Umeå School of Architecture warmly welcomes students, staff and the public to a UMA Talks event titled Situated Practices – Social Engagements. Invited guests Magnus Ericson (IASPIS), Jamie Hignett (Unit 38), Heidi Svenningsen Kajita (bureaus) and Alejandro Haiek Coll (Lab Pro Fab) will shortly precent their work connected to the topic, followed by a round-table discussion moderated by UMA:s Amalia Katopodis

About the participants

Magnus Ericson is a Stockholm-based curator and educator working across design, architecture, urbanism, and art. He is currently Head of IASPIS Applied Arts, leading the program related to design, crafts, architecture, and spatial and urban practice. From 2014 to 2018 he developed and led a number of postgraduate courses on socially engaged critical practice at Konstfack University College of Arts, Crafts and Design in Stockholm. Between 2009 and 2014, he was a Senior Advisor/Curator for the design-related program at Arkdes, Sweden’s National Centre for Architecture and Design, in Stockholm. From 2007 to 2009 he was assigned as a Project Manager at IASPIS to pursue and develop activities within the fields of design, crafts, and architecture. Together with Pelin Tan, he is the curator of Urgent Pedagogies.

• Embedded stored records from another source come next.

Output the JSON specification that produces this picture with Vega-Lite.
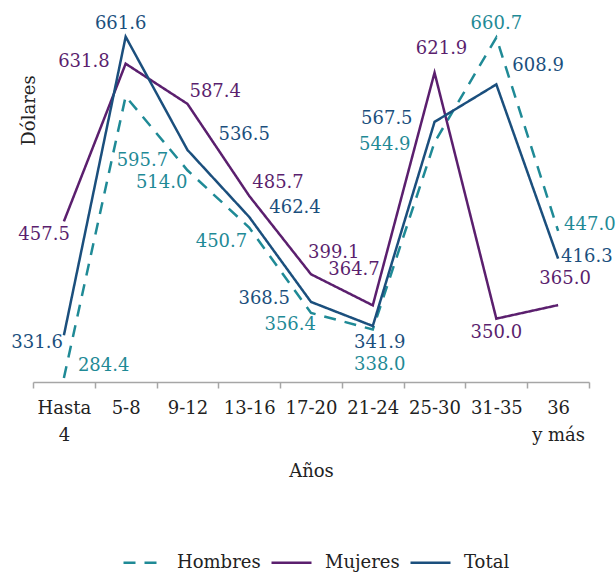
{
  "$schema": "https://vega.github.io/schema/vega-lite/v6.json",
  "width": 556,
  "height": 380,
  "autosize": {"type": "none"},
  "padding": {"left": 33, "top": 2, "right": 27, "bottom": 190},
  "background": "white",
  "config": {
    "view": {"stroke": null},
    "font": "DejaVu Serif",
    "text": {"font": "DejaVu Serif", "fontSize": 18}
  },
  "data": {
    "values": [
      {"serie": "Hombres", "edad": "Hasta 4", "valor": 284.4},
      {"serie": "Hombres", "edad": "5-8", "valor": 595.7},
      {"serie": "Hombres", "edad": "9-12", "valor": 514.0},
      {"serie": "Hombres", "edad": "13-16", "valor": 450.7},
      {"serie": "Hombres", "edad": "17-20", "valor": 356.4},
      {"serie": "Hombres", "edad": "21-24", "valor": 338.0},
      {"serie": "Hombres", "edad": "25-30", "valor": 544.9},
      {"serie": "Hombres", "edad": "31-35", "valor": 660.7},
      {"serie": "Hombres", "edad": "36 y más", "valor": 447.0},
      {"serie": "Mujeres", "edad": "Hasta 4", "valor": 457.5},
      {"serie": "Mujeres", "edad": "5-8", "valor": 631.8},
      {"serie": "Mujeres", "edad": "9-12", "valor": 587.4},
      {"serie": "Mujeres", "edad": "13-16", "valor": 485.7},
      {"serie": "Mujeres", "edad": "17-20", "valor": 399.1},
      {"serie": "Mujeres", "edad": "21-24", "valor": 364.7},
      {"serie": "Mujeres", "edad": "25-30", "valor": 621.9},
      {"serie": "Mujeres", "edad": "31-35", "valor": 350.0},
      {"serie": "Mujeres", "edad": "36 y más", "valor": 365.0},
      {"serie": "Total", "edad": "Hasta 4", "valor": 331.6},
      {"serie": "Total", "edad": "5-8", "valor": 661.6},
      {"serie": "Total", "edad": "9-12", "valor": 536.5},
      {"serie": "Total", "edad": "13-16", "valor": 462.4},
      {"serie": "Total", "edad": "17-20", "valor": 368.5},
      {"serie": "Total", "edad": "21-24", "valor": 341.9},
      {"serie": "Total", "edad": "25-30", "valor": 567.5},
      {"serie": "Total", "edad": "31-35", "valor": 608.9},
      {"serie": "Total", "edad": "36 y más", "valor": 416.3}
    ]
  },
  "encoding": {
    "x": {
      "field": "edad",
      "type": "nominal",
      "sort": ["Hasta 4", "5-8", "9-12", "13-16", "17-20", "21-24", "25-30", "31-35", "36 y más"],
      "scale": {"type": "band", "paddingInner": 0, "paddingOuter": 0},
      "axis": {
        "title": "Años",
        "titleFont": "DejaVu Serif",
        "titleFontSize": 18,
        "titleFontWeight": "normal",
        "titleColor": "#222222",
        "titleBaseline": "alphabetic",
        "titleY": 94,
        "labelAngle": 0,
        "labelFont": "DejaVu Serif",
        "labelFontSize": 18,
        "labelColor": "#222222",
        "labelBaseline": "alphabetic",
        "labelPadding": 25,
        "labelLineHeight": 27,
        "labelExpr": "datum.label == 'Hasta 4' ? ['Hasta', '4'] : datum.label == '36 y más' ? ['36', 'y más'] : datum.label",
        "tickBand": "extent",
        "tickSize": 6,
        "tickColor": "#a6a6a6",
        "tickWidth": 1.5,
        "domainColor": "#a6a6a6",
        "domainWidth": 1.5,
        "grid": false
      }
    },
    "y": {
      "field": "valor",
      "type": "quantitative",
      "scale": {"domain": [280, 700], "nice": false, "zero": false},
      "axis": {
        "title": "Dólares",
        "titleFont": "DejaVu Serif",
        "titleFontSize": 18,
        "titleFontWeight": "normal",
        "titleColor": "#222222",
        "titleBaseline": "alphabetic",
        "titleX": 1,
        "titleY": 108,
        "labels": false,
        "ticks": false,
        "domain": false,
        "grid": false
      }
    }
  },
  "layer": [
    {
      "mark": {"type": "line", "strokeWidth": 2.5},
      "encoding": {
        "color": {
          "field": "serie",
          "type": "nominal",
          "scale": {"domain": ["Hombres", "Mujeres", "Total"], "range": ["#1f8a96", "#5b1f6e", "#1b4f7d"]},
          "legend": {
            "title": null,
            "orient": "none",
            "direction": "horizontal",
            "legendX": 89,
            "legendY": 539,
            "padding": 0,
            "symbolType": "stroke",
            "symbolSize": 1600,
            "symbolStrokeWidth": 2.5,
            "labelFont": "DejaVu Serif",
            "labelFontSize": 18,
            "labelColor": "#222222",
            "labelOffset": 12,
            "columnPadding": 5
          }
        },
        "strokeDash": {
          "field": "serie",
          "type": "nominal",
          "scale": {"domain": ["Hombres", "Mujeres", "Total"], "range": [[12, 9], [1, 0], [1, 0]]},
          "legend": {
            "title": null,
            "orient": "none",
            "direction": "horizontal",
            "legendX": 89,
            "legendY": 539,
            "padding": 0,
            "symbolType": "stroke",
            "symbolSize": 1600,
            "symbolStrokeWidth": 2.5,
            "labelFont": "DejaVu Serif",
            "labelFontSize": 18,
            "labelColor": "#222222",
            "labelOffset": 12,
            "columnPadding": 5
          }
        }
      }
    },
    {
      "encoding": {
        "text": {"field": "valor", "type": "quantitative", "format": ".1f"},
        "color": {"field": "serie", "type": "nominal", "legend": null}
      },
      "layer": [
        {"transform": [{"filter": "datum.serie == 'Hombres' && datum.edad == 'Hasta 4'"}], "mark": {"type": "text", "align": "left", "dx": 14, "dy": -12}},
        {"transform": [{"filter": "datum.serie == 'Hombres' && datum.edad == '5-8'"}], "mark": {"type": "text", "align": "left", "dx": -9, "dy": 65}},
        {"transform": [{"filter": "datum.serie == 'Hombres' && datum.edad == '9-12'"}], "mark": {"type": "text", "align": "right", "dx": 0, "dy": 13}},
        {"transform": [{"filter": "datum.serie == 'Hombres' && datum.edad == '13-16'"}], "mark": {"type": "text", "align": "right", "dx": -2, "dy": 14}},
        {"transform": [{"filter": "datum.serie == 'Hombres' && datum.edad == '17-20'"}], "mark": {"type": "text", "align": "right", "dx": 5, "dy": 12}},
        {"transform": [{"filter": "datum.serie == 'Hombres' && datum.edad == '21-24'"}], "mark": {"type": "text", "align": "center", "dx": 7, "dy": 35}},
        {"transform": [{"filter": "datum.serie == 'Hombres' && datum.edad == '25-30'"}], "mark": {"type": "text", "align": "right", "dx": -24, "dy": 3}},
        {"transform": [{"filter": "datum.serie == 'Hombres' && datum.edad == '31-35'"}], "mark": {"type": "text", "align": "center", "dx": 0, "dy": -14}},
        {"transform": [{"filter": "datum.serie == 'Hombres' && datum.edad == '36 y más'"}], "mark": {"type": "text", "align": "left", "dx": 6, "dy": -6}},
        {"transform": [{"filter": "datum.serie == 'Mujeres' && datum.edad == 'Hasta 4'"}], "mark": {"type": "text", "align": "right", "dx": 6, "dy": 14}},
        {"transform": [{"filter": "datum.serie == 'Mujeres' && datum.edad == '5-8'"}], "mark": {"type": "text", "align": "right", "dx": -16, "dy": -2}},
        {"transform": [{"filter": "datum.serie == 'Mujeres' && datum.edad == '9-12'"}], "mark": {"type": "text", "align": "left", "dx": 2, "dy": -12}},
        {"transform": [{"filter": "datum.serie == 'Mujeres' && datum.edad == '13-16'"}], "mark": {"type": "text", "align": "left", "dx": 3, "dy": -13}},
        {"transform": [{"filter": "datum.serie == 'Mujeres' && datum.edad == '17-20'"}], "mark": {"type": "text", "align": "left", "dx": -3, "dy": -21}},
        {"transform": [{"filter": "datum.serie == 'Mujeres' && datum.edad == '21-24'"}], "mark": {"type": "text", "align": "right", "dx": 7, "dy": -35}},
        {"transform": [{"filter": "datum.serie == 'Mujeres' && datum.edad == '25-30'"}], "mark": {"type": "text", "align": "center", "dx": 7, "dy": -24}},
        {"transform": [{"filter": "datum.serie == 'Mujeres' && datum.edad == '31-35'"}], "mark": {"type": "text", "align": "center", "dx": 0, "dy": 14}},
        {"transform": [{"filter": "datum.serie == 'Mujeres' && datum.edad == '36 y más'"}], "mark": {"type": "text", "align": "center", "dx": 7, "dy": -26}},
        {"transform": [{"filter": "datum.serie == 'Total' && datum.edad == 'Hasta 4'"}], "mark": {"type": "text", "align": "right", "dx": -1, "dy": 8}},
        {"transform": [{"filter": "datum.serie == 'Total' && datum.edad == '5-8'"}], "mark": {"type": "text", "align": "center", "dx": -5, "dy": -13}},
        {"transform": [{"filter": "datum.serie == 'Total' && datum.edad == '9-12'"}], "mark": {"type": "text", "align": "left", "dx": 31, "dy": -15}},
        {"transform": [{"filter": "datum.serie == 'Total' && datum.edad == '13-16'"}], "mark": {"type": "text", "align": "left", "dx": 20, "dy": -9}},
        {"transform": [{"filter": "datum.serie == 'Total' && datum.edad == '17-20'"}], "mark": {"type": "text", "align": "right", "dx": -21, "dy": -3}},
        {"transform": [{"filter": "datum.serie == 'Total' && datum.edad == '21-24'"}], "mark": {"type": "text", "align": "center", "dx": 7, "dy": 17}},
        {"transform": [{"filter": "datum.serie == 'Total' && datum.edad == '25-30'"}], "mark": {"type": "text", "align": "right", "dx": -22, "dy": -3}},
        {"transform": [{"filter": "datum.serie == 'Total' && datum.edad == '31-35'"}], "mark": {"type": "text", "align": "left", "dx": 16, "dy": -18}},
        {"transform": [{"filter": "datum.serie == 'Total' && datum.edad == '36 y más'"}], "mark": {"type": "text", "align": "left", "dx": 3, "dy": -2}}
      ]
    }
  ]
}
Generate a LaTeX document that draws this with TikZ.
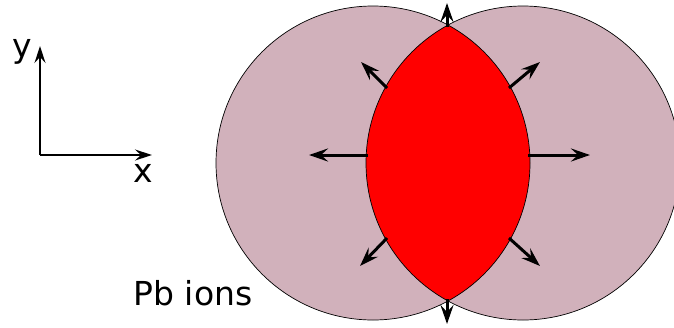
\documentclass[tikz,border=0pt]{standalone}
\usepackage{fontspec}
\setmainfont{DejaVu Sans}
\usetikzlibrary{arrows.meta}
\definecolor{ionpink}{RGB}{209,177,187}
\definecolor{overlapred}{RGB}{255,0,0}

\begin{document}
\begin{tikzpicture}[x=1pt, y=-1pt, font=\fontsize{33}{40}\selectfont,
  flow/.style={line width=3pt, -{Stealth[length=19pt, width=13pt, inset=7pt]}},
  axis/.style={line width=1.5pt, -{Stealth[length=17pt, width=11pt, inset=6pt]}}]
  \useasboundingbox (0,0) rectangle (674,327);

  % AXES
  \coordinate (origin) at (40,155);
  \coordinate (xend) at (152,155);
  \coordinate (yend) at (40,46);
  \draw[axis] (origin) -- (xend);
  \draw[axis] (origin) -- (yend);
  \node (ylabel) at (22,52) {y};
  \node (xlabel) at (143,173) {x};

  % ION DISCS
  \coordinate (left) at (373,163);
  \coordinate (right) at (523,163);
  \fill[ionpink] (left) circle[radius=157pt];
  \fill[ionpink] (right) circle[radius=157pt];
  % overlap region
  \begin{scope}
    \clip (left) circle[radius=157pt];
    \fill[overlapred] (right) circle[radius=157pt];
  \end{scope}
  \draw[line width=0.7pt] (left) circle[radius=157pt];
  \draw[line width=0.7pt] (right) circle[radius=157pt];

  % flow arrows out of the overlap
  \foreach \sx/\sy/\ex/\ey in {%
    447/27/447/3,     447/299/447/324,
    368/155/309/155,  528/155/590/155,
    387/88/361/62,    509/88/540/62,
    387/238/360/266,  509/238/540/266}
    \draw[flow] (\sx,\sy) -- (\ex,\ey);

  \node[anchor=base] (ions) at (193,305) {Pb ions};
\end{tikzpicture}
\end{document}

Urgent Pedagogies is a transdisciplinary project connecting various artistic practices such as, design, architecture, spatial and urban practice with social movements, civil society and activist initiatives. It focuses on critical spatial practices and has the ambition to engage with people from a multitude of experiences, situations, contexts, and geographies. Learning through open-ended and experimental approaches is central to the project, engaging with different perspectives, new encounters and critical dialogues, it is a growing network of alliances.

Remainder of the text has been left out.